One example where aggressive use of data has managed to get the public on their feet is 350.org’s Do The Math campaign. The campaign compared the (small) total of additional carbon emissions permissible before temperatures are projected to exceed 2 degrees C (3.6 degrees F) scenarios and the (very large) total of carbon emissions held in fossil fuel reserves. But 350.org didn’t let the data just stay on the screen. Activist leader Bill McKibben and a host of prominent speakers went on tour presenting the data at live shows and rallying audiences to act on what they’d seen, urging that their schools, churches and businesses divest from fossil fuel holdings.

The Role of Data Journalism in an Evolving News Culture

It is clearly crucial that straightforward explanations of climate change are readily available to the public, and digital graphics are a fun and accessible tool.
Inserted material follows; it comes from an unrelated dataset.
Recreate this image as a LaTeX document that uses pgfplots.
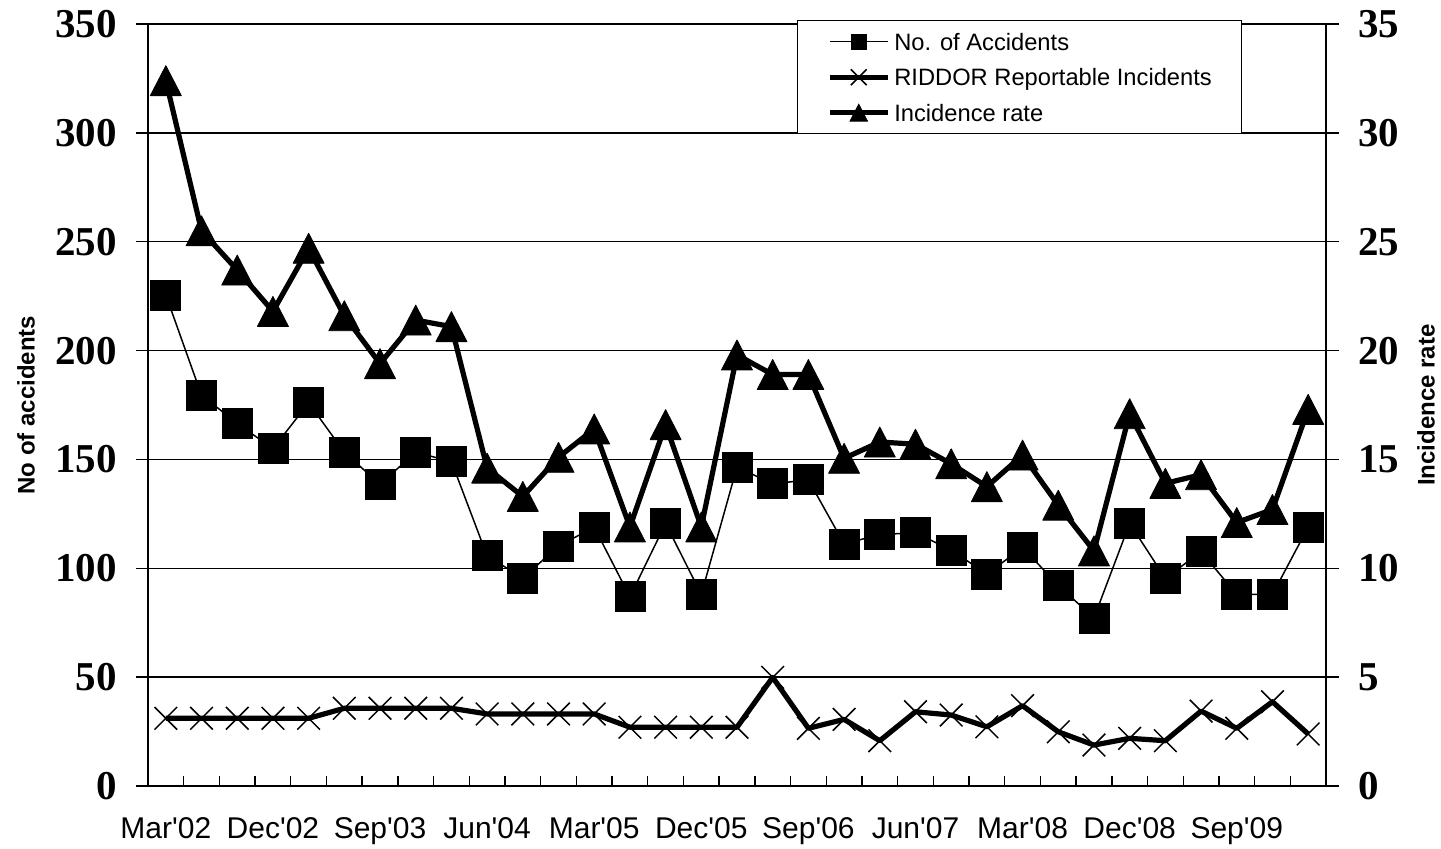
\documentclass[border=0pt]{standalone}
\usepackage{fontspec}
\usepackage{pgfplots}
\usepackage{pgfplotstable}
\pgfplotsset{compat=1.18}
\newfontfamily\arial{Liberation Sans}
\newfontfamily\tnr{Liberation Serif}

% Excel-like triangle, centred on its bounding box
\pgfdeclareplotmark{tri}{%
  \pgfpathmoveto{\pgfqpoint{0pt}{\pgfplotmarksize}}%
  \pgfpathlineto{\pgfqpoint{1.033\pgfplotmarksize}{-\pgfplotmarksize}}%
  \pgfpathlineto{\pgfqpoint{-1.033\pgfplotmarksize}{-\pgfplotmarksize}}%
  \pgfpathclose
  \pgfusepathqfillstroke
}

%%% quarterly figures, Mar'02 .. Mar'10
\pgfplotstableread{
i  acc    riddor  rate
0  225.5  31.1    32.4
1  179.5  31.1    25.5
2  166.6  31.1    23.7
3  154.9  31.1    21.8
4  176.0  31.1    24.7
5  153.3  35.7    21.6
6  138.6  35.7    19.4
7  153.3  35.7    21.4
8  149.0  35.7    21.1
9  105.7  33.1    14.6
10  95.5  33.1    13.3
11 110.2  33.1    15.1
12 118.9  33.1    16.4
13  86.9  27.0    11.9
14 120.6  27.0    16.6
15  88.0  27.0    11.9
16 146.5  27.0    19.8
17 138.8  49.9    18.9
18 140.6  26.5    18.9
19 111.2  30.6    15.05
20 115.5  20.8    15.8
21 116.3  34.1    15.7
22 108.4  32.6    14.8
23  97.3  27.2    13.75
24 109.6  36.9    15.2
25  92.1  24.9    12.9
26  77.2  18.8    10.8
27 120.6  21.9    17.1
28  95.4  20.8    13.9
29 107.6  34.4    14.3
30  88.0  26.5    12.1
31  88.0  38.7    12.7
32 118.9  23.9    17.3
}\data

\pgfplotsset{
  common/.style={
    width=589pt, height=381pt, scale only axis,
    at={(0,0)}, anchor=south west,
    xmin=-0.5, xmax=32.5,
    clip=false,
    axis line style={-, black, line width=0.7pt},
    tick style={black, line width=0.7pt},
    /pgf/number format/assume math mode=true,
  },
  numfont/.style={font=\tnr\bfseries\fontsize{20.5}{24}\selectfont},
}

\begin{document}
\begin{tikzpicture}
\begin{scope}[overlay]

  %%% left axis: accidents and RIDDOR
  \begin{axis}[
    common,
    ymin=0, ymax=350,
    axis x line*=bottom,
    axis y line*=left,
    ytick={0,50,...,350},
    xtick={0,3,...,30},
    xticklabels={Mar'02,Dec'02,Sep'03,Jun'04,Mar'05,Dec'05,Sep'06,Jun'07,Mar'08,Dec'08,Sep'09},
    major x tick style={draw=none},
    tick align=outside,
    major tick length=6pt,
    ymajorgrids,
    grid style={black, line width=0.7pt},
    yticklabel style={numfont, inner sep=0pt, xshift=-9.5pt},
    xticklabel style={font=\arial\fontsize{15}{18}\selectfont, inner sep=0pt, yshift=-9.5pt},
    ylabel={No of accidents},
    ylabel style={at={(axis description cs:-0.1036,0.5)}, anchor=center,
      font=\arial\bfseries\fontsize{12}{14}\selectfont},
  ]
    \addplot [black, line width=0.75pt, mark=square*, mark size=7.5pt,
      mark options={line width=0.4pt}]
      table [x=i, y=acc] {\data};
    \addplot [black, line width=2.6pt, line join=round, mark=x, mark size=8pt,
      mark options={line width=0.75pt}]
      table [x=i, y=riddor] {\data};
  \end{axis}

  %%% category ticks on the x axis, pointing inwards
  \begin{axis}[
    common,
    ymin=0, ymax=350,
    axis x line*=bottom,
    axis y line=none,
    ytick=\empty,
    xtick={-0.5,0.5,...,32.5},
    xticklabels={},
    tick align=inside,
    major tick length=5pt,
  ]
  \end{axis}

  %%% right axis: incidence rate
  \begin{axis}[
    common,
    ymin=0, ymax=35,
    axis x line=none,
    axis y line*=right,
    xtick=\empty,
    ytick={0,5,...,35},
    tick align=outside,
    major tick length=6.5pt,
    yticklabel style={numfont, inner sep=0pt, xshift=9.5pt},
    ylabel={Incidence rate},
    ylabel style={at={(axis description cs:1.0849,0.5)}, anchor=center,
      font=\arial\bfseries\fontsize{12}{14}\selectfont},
    legend image code/.code={
      \draw [mark repeat=2, mark phase=2, #1]
        plot coordinates {(0pt,0pt) (14.5pt,0pt) (29pt,0pt)};},
    legend cell align=left,
    legend style={at={(0.5509,1.00525)}, anchor=north west,
      draw=black, line width=0.7pt, fill=white,
      inner xsep=14.75pt, inner ysep=4.75pt, row sep=6.25pt, column sep=2pt,
      font=\arial\fontsize{11.85}{14}\selectfont,
      nodes={inner sep=0pt, text height=10pt, text depth=1.5pt}},
  ]
    \addplot [black, line width=2.6pt, line join=round, mark=tri, mark size=7.5pt,
      mark options={line width=0.4pt}, forget plot]
      table [x=i, y=rate] {\data};

    \addlegendimage{black, line width=0.75pt, mark=square*, mark size=3.75pt,
      mark options={line width=0.4pt}}
    \addlegendimage{black, line width=2.6pt, mark=x, mark size=5.6pt,
      mark options={line width=0.75pt}}
    \addlegendimage{black, line width=2.6pt, mark=tri, mark size=4.25pt,
      mark options={line width=0.4pt}}
    \legend{No. of Accidents, RIDDOR Reportable Incidents, Incidence rate}
  \end{axis}

\end{scope}
\path (-74pt,-31pt) rectangle (646.5pt,393pt);
\end{tikzpicture}
\end{document}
Data journalism is also bringing into the newsroom new skills for telling environmental stories often under-reported: from holding governments to account on issues from poor flood preparations to high deforestation rates.

Data journalism offers freelance and salaried reporters a valuable new arrow in their quiver, even as traditional newsrooms frequently face retrenchment and “down sizing.” Finding the resources to capitalize on the new tools in some ways may come easier for freelancers than for traditional newsroom employees facing severe belt-tightening.

All the same, when digital graphics are combined with the clear follow-on actions and a strong sense of collective responsibility, as often motivated by environmental concerns, data journalism becomes not only convincing but compelling, not only educational but also inspiring. And those are qualities established newsrooms and freelancers alike find much in need.